Benny Hadad, IFCJ’s director of Aliyah and absorption, told JNS, “When events in Ukraine started heating up, we understood that people would go mainly to Moldova or Poland. So, we and The Jewish Agency [for Israel] decided to divide the work between us. The Agency took care of Poland. We took Moldova.”

Haddad said the IFCJ takes members of the Jewish community from the border into Moldova’s capital of Chisinau. “We find homes to put them up and have rented a space to house 240. It looks to me like we’ll need to rent another place now,” he said.

Despite his 30 years of experience, Haddad said he has never seen anything like this. “I don’t believe what I’m seeing. I was in this place a month ago on a routine visit from Odessa to Chisinau. Everything was pastoral and quiet, and suddenly it looks like a world war.”

The Jewish group hailed from the Ukrainian city of Odessa, about 35 miles away. Members of the group told JNS they feared for the future and worried about family still in the country.

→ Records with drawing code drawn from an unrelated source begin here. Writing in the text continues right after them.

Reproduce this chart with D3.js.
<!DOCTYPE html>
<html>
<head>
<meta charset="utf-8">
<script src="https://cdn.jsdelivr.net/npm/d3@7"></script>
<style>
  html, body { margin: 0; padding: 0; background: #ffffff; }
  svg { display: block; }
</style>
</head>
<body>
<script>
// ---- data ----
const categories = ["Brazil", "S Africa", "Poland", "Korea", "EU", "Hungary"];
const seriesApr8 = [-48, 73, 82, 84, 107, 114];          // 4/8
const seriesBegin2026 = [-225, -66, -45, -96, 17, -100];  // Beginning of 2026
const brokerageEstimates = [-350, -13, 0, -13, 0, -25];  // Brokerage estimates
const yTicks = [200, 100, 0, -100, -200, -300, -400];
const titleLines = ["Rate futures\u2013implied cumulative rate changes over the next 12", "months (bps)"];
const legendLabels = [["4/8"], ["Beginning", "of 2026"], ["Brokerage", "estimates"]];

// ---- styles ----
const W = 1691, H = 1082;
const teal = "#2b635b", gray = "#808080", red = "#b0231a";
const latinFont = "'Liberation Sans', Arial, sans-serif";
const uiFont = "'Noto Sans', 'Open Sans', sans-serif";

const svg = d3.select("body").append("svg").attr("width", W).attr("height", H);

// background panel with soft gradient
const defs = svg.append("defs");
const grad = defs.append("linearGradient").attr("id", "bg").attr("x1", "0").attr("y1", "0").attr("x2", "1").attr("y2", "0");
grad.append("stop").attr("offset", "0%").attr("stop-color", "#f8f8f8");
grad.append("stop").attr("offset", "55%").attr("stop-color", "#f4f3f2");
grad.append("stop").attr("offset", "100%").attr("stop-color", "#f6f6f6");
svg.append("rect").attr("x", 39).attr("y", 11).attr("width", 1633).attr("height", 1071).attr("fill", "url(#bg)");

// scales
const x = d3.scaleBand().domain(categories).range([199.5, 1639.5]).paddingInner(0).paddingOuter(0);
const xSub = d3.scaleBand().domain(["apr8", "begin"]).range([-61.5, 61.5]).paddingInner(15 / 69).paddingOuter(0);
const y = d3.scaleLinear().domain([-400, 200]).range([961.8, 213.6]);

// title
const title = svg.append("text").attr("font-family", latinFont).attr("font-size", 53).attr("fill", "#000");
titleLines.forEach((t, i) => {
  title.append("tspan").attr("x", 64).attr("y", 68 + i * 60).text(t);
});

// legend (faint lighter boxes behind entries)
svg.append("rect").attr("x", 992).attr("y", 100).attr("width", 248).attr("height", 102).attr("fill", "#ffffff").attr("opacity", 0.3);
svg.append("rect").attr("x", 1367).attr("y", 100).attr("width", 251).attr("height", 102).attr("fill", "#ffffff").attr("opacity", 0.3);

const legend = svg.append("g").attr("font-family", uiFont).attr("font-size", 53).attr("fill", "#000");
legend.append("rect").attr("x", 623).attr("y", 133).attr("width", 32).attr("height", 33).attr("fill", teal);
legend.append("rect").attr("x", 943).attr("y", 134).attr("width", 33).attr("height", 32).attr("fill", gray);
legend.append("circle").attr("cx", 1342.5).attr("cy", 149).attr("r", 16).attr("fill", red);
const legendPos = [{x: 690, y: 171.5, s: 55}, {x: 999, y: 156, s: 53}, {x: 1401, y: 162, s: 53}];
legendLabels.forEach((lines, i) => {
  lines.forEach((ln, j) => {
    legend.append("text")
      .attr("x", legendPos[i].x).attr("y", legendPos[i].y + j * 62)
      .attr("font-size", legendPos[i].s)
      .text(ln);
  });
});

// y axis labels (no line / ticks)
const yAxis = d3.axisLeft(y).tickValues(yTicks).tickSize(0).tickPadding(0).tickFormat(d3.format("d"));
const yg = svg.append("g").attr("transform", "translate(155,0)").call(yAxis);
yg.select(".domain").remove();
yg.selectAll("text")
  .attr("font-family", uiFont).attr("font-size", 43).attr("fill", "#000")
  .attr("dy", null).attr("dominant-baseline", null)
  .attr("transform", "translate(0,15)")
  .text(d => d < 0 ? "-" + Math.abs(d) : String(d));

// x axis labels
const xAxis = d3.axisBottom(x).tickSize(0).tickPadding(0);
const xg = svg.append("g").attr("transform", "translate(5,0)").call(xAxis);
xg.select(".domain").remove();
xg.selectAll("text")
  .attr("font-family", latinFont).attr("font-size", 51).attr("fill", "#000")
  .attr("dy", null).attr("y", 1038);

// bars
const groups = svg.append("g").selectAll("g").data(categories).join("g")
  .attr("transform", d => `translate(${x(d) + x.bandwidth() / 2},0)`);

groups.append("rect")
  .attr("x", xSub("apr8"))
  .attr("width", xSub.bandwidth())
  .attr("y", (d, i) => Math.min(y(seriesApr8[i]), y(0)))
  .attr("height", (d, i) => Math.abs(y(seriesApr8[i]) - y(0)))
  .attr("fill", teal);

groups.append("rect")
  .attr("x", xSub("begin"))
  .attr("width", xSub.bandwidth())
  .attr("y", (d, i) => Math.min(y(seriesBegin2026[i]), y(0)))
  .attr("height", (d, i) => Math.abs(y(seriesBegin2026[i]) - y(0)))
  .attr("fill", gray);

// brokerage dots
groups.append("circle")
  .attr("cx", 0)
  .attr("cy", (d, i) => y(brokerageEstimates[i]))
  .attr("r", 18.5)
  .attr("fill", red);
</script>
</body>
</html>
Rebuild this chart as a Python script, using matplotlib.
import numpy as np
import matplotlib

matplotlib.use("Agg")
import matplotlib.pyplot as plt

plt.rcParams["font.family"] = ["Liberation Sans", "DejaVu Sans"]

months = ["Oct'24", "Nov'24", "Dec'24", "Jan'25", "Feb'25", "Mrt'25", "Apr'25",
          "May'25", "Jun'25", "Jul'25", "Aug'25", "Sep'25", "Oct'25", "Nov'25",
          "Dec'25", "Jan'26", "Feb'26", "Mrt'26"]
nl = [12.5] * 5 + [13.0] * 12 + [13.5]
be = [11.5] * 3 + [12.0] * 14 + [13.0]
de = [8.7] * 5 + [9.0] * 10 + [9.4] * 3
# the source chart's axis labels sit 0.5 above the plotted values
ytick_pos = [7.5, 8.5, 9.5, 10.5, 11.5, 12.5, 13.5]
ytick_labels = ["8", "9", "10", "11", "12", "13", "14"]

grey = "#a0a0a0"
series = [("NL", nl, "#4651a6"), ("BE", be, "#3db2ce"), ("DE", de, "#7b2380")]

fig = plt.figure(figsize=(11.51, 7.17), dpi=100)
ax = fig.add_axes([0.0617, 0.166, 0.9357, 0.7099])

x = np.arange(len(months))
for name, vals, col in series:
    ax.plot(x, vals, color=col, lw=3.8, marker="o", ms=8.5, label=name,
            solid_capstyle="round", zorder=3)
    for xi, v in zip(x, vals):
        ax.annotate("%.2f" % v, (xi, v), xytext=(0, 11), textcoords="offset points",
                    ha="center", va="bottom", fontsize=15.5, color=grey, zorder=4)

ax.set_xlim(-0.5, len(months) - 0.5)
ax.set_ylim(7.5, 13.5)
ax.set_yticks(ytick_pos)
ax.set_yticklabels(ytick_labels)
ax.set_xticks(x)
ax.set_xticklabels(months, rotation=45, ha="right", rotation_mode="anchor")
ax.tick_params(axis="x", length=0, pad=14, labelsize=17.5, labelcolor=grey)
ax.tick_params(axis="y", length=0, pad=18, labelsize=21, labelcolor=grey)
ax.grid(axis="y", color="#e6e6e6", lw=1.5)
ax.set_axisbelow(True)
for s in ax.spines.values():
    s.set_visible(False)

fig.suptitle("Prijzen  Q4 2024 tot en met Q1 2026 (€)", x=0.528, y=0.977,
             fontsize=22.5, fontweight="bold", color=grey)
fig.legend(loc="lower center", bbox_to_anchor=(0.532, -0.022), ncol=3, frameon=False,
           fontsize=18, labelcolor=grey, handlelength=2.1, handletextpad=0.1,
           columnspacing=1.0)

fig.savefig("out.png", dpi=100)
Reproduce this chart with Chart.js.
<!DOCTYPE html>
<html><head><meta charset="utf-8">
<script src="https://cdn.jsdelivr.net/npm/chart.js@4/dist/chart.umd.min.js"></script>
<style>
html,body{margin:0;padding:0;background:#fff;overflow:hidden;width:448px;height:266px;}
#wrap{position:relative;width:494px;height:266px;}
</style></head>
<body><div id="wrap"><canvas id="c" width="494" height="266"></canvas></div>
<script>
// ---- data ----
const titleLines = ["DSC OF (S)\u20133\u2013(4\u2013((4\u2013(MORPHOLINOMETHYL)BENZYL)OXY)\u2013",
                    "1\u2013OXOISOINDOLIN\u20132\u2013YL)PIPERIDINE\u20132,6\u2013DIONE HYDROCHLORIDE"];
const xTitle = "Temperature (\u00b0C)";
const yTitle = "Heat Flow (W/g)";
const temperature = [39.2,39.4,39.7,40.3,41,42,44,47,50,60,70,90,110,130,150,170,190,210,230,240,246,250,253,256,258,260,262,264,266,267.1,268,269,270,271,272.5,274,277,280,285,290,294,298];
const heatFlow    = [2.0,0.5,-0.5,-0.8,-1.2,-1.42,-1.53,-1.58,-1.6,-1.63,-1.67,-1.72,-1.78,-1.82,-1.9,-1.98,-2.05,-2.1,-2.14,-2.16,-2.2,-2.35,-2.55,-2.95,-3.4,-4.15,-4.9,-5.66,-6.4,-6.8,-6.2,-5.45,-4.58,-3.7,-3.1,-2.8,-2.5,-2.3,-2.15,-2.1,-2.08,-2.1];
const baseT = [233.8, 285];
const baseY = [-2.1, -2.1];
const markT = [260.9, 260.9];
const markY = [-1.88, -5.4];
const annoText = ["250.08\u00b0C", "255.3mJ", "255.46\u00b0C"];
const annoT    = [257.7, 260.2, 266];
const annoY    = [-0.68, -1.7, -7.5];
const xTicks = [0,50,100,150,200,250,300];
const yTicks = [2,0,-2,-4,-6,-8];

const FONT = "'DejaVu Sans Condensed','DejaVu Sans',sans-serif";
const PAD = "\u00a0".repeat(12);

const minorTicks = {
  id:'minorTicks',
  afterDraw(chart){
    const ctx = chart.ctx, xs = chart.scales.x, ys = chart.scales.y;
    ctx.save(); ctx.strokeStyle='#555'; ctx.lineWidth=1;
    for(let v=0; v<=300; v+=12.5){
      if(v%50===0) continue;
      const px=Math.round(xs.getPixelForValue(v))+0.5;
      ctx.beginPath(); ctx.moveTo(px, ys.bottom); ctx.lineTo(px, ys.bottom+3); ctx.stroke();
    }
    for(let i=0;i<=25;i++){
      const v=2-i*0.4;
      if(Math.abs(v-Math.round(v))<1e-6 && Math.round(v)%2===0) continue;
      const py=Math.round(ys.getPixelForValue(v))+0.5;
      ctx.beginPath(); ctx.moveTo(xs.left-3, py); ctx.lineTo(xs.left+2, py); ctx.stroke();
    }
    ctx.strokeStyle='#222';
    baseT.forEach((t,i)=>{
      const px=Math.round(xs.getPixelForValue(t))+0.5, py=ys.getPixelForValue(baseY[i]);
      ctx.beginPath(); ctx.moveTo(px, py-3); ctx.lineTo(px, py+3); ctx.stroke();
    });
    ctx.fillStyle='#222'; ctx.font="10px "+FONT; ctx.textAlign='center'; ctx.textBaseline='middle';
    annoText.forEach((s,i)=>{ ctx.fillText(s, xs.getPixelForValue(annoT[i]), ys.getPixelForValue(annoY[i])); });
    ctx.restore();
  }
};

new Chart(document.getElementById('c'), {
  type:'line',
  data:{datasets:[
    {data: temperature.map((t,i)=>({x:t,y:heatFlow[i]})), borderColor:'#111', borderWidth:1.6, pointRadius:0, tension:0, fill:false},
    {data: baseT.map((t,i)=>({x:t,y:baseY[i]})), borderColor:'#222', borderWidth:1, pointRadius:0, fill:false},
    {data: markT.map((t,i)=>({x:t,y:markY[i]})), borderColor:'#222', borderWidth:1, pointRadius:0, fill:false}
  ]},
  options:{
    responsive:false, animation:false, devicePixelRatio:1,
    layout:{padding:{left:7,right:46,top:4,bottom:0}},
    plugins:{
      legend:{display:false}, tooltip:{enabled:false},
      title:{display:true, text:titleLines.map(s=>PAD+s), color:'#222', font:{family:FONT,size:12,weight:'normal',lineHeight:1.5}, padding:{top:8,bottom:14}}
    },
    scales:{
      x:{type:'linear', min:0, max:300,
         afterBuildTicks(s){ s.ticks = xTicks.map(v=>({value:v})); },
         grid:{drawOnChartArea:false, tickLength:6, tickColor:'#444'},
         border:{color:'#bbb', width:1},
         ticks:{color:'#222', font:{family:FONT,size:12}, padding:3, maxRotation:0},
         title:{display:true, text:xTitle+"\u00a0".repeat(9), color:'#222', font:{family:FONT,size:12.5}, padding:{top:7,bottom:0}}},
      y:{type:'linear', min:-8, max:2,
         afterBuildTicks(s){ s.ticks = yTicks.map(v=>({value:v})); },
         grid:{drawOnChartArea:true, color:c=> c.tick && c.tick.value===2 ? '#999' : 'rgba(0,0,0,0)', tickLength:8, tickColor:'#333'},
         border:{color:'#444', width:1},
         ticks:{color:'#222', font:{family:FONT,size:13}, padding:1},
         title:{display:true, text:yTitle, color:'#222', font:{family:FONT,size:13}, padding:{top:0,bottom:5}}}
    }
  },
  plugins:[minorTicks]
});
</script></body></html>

Yana Kotlievich, an American citizen who left Ukraine decades ago, said this was the second time she found herself a refugee. Nearby, her sister, Angela, shivering in the cold, tears rolling down her face, stood with her two daughters and a grandchild. Yana explained that her sister’s husband had stayed behind in Odessa to fight the Russians.

Kotlievich, who had lived in San Francisco for 30 years, had come to Odessa a month ago to help her sick brother. Her brother, who had made it through the worst of his illness but was still too unwell to travel, insisted she leave. Yana said she plans to return to the U.S. She is unsure if she will be able to bring her sister and family, who are not American citizens.

Anna Sydorova, 22, left behind her widowed mother and brother in Odessa. “My mom couldn’t leave because of grandma, who is 80. It’s very hard for her. She has a lot of diseases,” she told JNS. Sydorova said she had been volunteering in Odessa, helping make nets for tanks, and bringing food to soldiers. “My mom, she was literally begging me to go. If anything happens to them, I will blame myself.”

Sydorova’s brother, who lives in Israel and had returned to Odessa a week before the war began, decided to remain with their mom. “He had come back from Israel because he wanted to rest,” she said, noting the irony.

Though none of the Jewish refugees JNS met spoke of returning to Odessa, neither did they have firm plans. Sydorova was debating whether to go to Europe or Israel, where she had lived before. “The only thing I know for sure is that I’m going to Moldova, but after that I don’t know where I will go. I wanted to explore the world and travel but not like a refugee,” she said.

Natalia Baranovskaya did have one firm plan — to make Aliyah. She had arrived at the border with her mother and one-and-a-half-year-old daughter. “I don’t understand how this can happen, now, in our times. It’s terrible. We came here just because we have a little baby,” she said.

Her husband remained behind. He’s serving in the army and stationed in Odessa. “He said we must leave,” she told JNS. Baranovskaya also has a brother in the Ukraine army.

Baranovskaya studied at a Chabad high school in Odessa. She has friends from school who already live in Israel. It was through them that she found out about the plan to evacuate Jews from the city. The group met at a train station, where they boarded buses and made the trip to Palanca, which took three hours due to the convoy of vehicles making its way to the Moldovan border point (the trip is normally an hour). After another two hours waiting at the crossing, they passed into Moldova.

Though shivering in the cold waiting for a bus into Chisinau, Baranovskaya wasn’t complaining. “The road was good,” she said, staying upbeat. Her main concern is for her husband and brother, and her mother, who had no passport.